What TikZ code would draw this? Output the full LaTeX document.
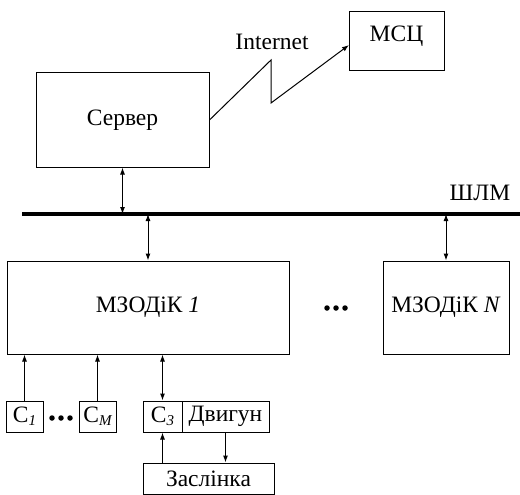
\documentclass[tikz,border=0pt]{standalone}
\usepackage{fontspec}
\setmainfont{Liberation Serif}
\usetikzlibrary{arrows.meta}
\begin{document}
\begin{tikzpicture}[x=1pt,y=-1pt,
  box/.style={draw,line width=1pt,inner sep=0pt,anchor=center},
  conn/.style={line width=1pt,-{Latex[length=7pt,width=5pt]}},
  biconn/.style={line width=1pt,{Latex[length=7pt,width=5pt]}-{Latex[length=7pt,width=5pt]}},
  txt/.style={font=\fontsize{23.5}{26}\selectfont},
  dot/.style={fill,circle,inner sep=0pt,minimum size=5.5pt}
]
\useasboundingbox (0,0) rectangle (520,495);
% top
\node[box,txt,minimum width=173pt,minimum height=94pt] (server) at (122.5,120) {Сервер};
\node[box,minimum width=95pt,minimum height=59pt] (msc) at (396.5,41.5) {};
\node[txt] (msct) at (396.5,36) {МСЦ};
\node[txt] (inet) at (272,42) {Internet};
\coordinate (z1) at (271,60);
\coordinate (z2) at (271,103);
\coordinate (mscin) at (349,45);
\draw[conn] (server.east) -- (z1) -- (z2) -- (mscin);
% bus
\coordinate (busL) at (22,214);
\coordinate (busR) at (520,214);
\draw[line width=3.6pt] (busL) -- (busR);
\node[txt] (shlm) at (480,193) {ШЛМ};
\draw[biconn] (server.south) -- (server.south |- busL);
% modules
\node[box,txt,minimum width=282pt,minimum height=93pt] (mz1) at (148,307.5) {МЗОДіК \textit{1}};
\node[box,txt,minimum width=126pt,minimum height=93pt] (mzN) at (446,307.5) {МЗОДіК \textit{N}};
\draw[biconn] (mz1.north |- busL) -- (mz1.north);
\draw[biconn] (mzN.north |- busL) -- (mzN.north);
\node[dot] (d1) at (327,308) {};
\node[dot] (d2) at (336,308) {};
\node[dot] (d3) at (345,308) {};
% sensors
\node[box,txt,minimum width=37pt,minimum height=31pt] (c1) at (24.5,416.5) {С\raisebox{-0.25ex}{\fontsize{15}{17}\selectfont\itshape 1}};
\node[box,txt,minimum width=37pt,minimum height=31pt] (cM) at (97.5,416.5) {С\raisebox{-0.25ex}{\fontsize{15}{17}\selectfont\itshape M}};
\node[box,txt,minimum width=39pt,minimum height=31pt] (c3) at (162.5,416.5) {С\raisebox{-0.25ex}{\fontsize{15}{17}\selectfont\itshape 3}};
\node[box,txt,minimum width=87pt,minimum height=31pt] (dv) at (225.5,416.5) {Двигун};
\node[box,txt,minimum width=131pt,minimum height=31pt] (zas) at (208.5,478.5) {Заслінка};
\node[dot] (e1) at (52,418) {};
\node[dot] (e2) at (61,418) {};
\node[dot] (e3) at (70,418) {};
\draw[conn] (c1.north) -- (c1.north |- mz1.south);
\draw[conn] (cM.north) -- (cM.north |- mz1.south);
\draw[biconn] (c3.north) -- (c3.north |- mz1.south);
\draw[conn] (c3.south |- zas.north) -- (c3.south);
\draw[conn] (dv.south) -- (dv.south |- zas.north);
\end{tikzpicture}
\end{document}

============================================================

Write out the whole listing again, exactly, with no pictures.

What TikZ code would draw this? Output the full LaTeX document.
\documentclass[tikz,border=0pt]{standalone}
\usepackage{fontspec}
\setmainfont{Liberation Serif}
\usetikzlibrary{arrows.meta}
\begin{document}
\begin{tikzpicture}[x=1pt,y=-1pt,
  box/.style={draw,line width=1pt,inner sep=0pt,anchor=center},
  conn/.style={line width=1pt,-{Latex[length=7pt,width=5pt]}},
  biconn/.style={line width=1pt,{Latex[length=7pt,width=5pt]}-{Latex[length=7pt,width=5pt]}},
  txt/.style={font=\fontsize{23.5}{26}\selectfont},
  dot/.style={fill,circle,inner sep=0pt,minimum size=5.5pt}
]
\useasboundingbox (0,0) rectangle (520,495);
% top
\node[box,txt,minimum width=173pt,minimum height=94pt] (server) at (122.5,120) {Сервер};
\node[box,minimum width=95pt,minimum height=59pt] (msc) at (396.5,41.5) {};
\node[txt] (msct) at (396.5,36) {МСЦ};
\node[txt] (inet) at (272,42) {Internet};
\coordinate (z1) at (271,60);
\coordinate (z2) at (271,103);
\coordinate (mscin) at (349,45);
\draw[conn] (server.east) -- (z1) -- (z2) -- (mscin);
% bus
\coordinate (busL) at (22,214);
\coordinate (busR) at (520,214);
\draw[line width=3.6pt] (busL) -- (busR);
\node[txt] (shlm) at (480,193) {ШЛМ};
\draw[biconn] (server.south) -- (server.south |- busL);
% modules
\node[box,txt,minimum width=282pt,minimum height=93pt] (mz1) at (148,307.5) {МЗОДіК \textit{1}};
\node[box,txt,minimum width=126pt,minimum height=93pt] (mzN) at (446,307.5) {МЗОДіК \textit{N}};
\draw[biconn] (mz1.north |- busL) -- (mz1.north);
\draw[biconn] (mzN.north |- busL) -- (mzN.north);
\node[dot] (d1) at (327,308) {};
\node[dot] (d2) at (336,308) {};
\node[dot] (d3) at (345,308) {};
% sensors
\node[box,txt,minimum width=37pt,minimum height=31pt] (c1) at (24.5,416.5) {С\raisebox{-0.25ex}{\fontsize{15}{17}\selectfont\itshape 1}};
\node[box,txt,minimum width=37pt,minimum height=31pt] (cM) at (97.5,416.5) {С\raisebox{-0.25ex}{\fontsize{15}{17}\selectfont\itshape M}};
\node[box,txt,minimum width=39pt,minimum height=31pt] (c3) at (162.5,416.5) {С\raisebox{-0.25ex}{\fontsize{15}{17}\selectfont\itshape 3}};
\node[box,txt,minimum width=87pt,minimum height=31pt] (dv) at (225.5,416.5) {Двигун};
\node[box,txt,minimum width=131pt,minimum height=31pt] (zas) at (208.5,478.5) {Заслінка};
\node[dot] (e1) at (52,418) {};
\node[dot] (e2) at (61,418) {};
\node[dot] (e3) at (70,418) {};
\draw[conn] (c1.north) -- (c1.north |- mz1.south);
\draw[conn] (cM.north) -- (cM.north |- mz1.south);
\draw[biconn] (c3.north) -- (c3.north |- mz1.south);
\draw[conn] (c3.south |- zas.north) -- (c3.south);
\draw[conn] (dv.south) -- (dv.south |- zas.north);
\end{tikzpicture}
\end{document}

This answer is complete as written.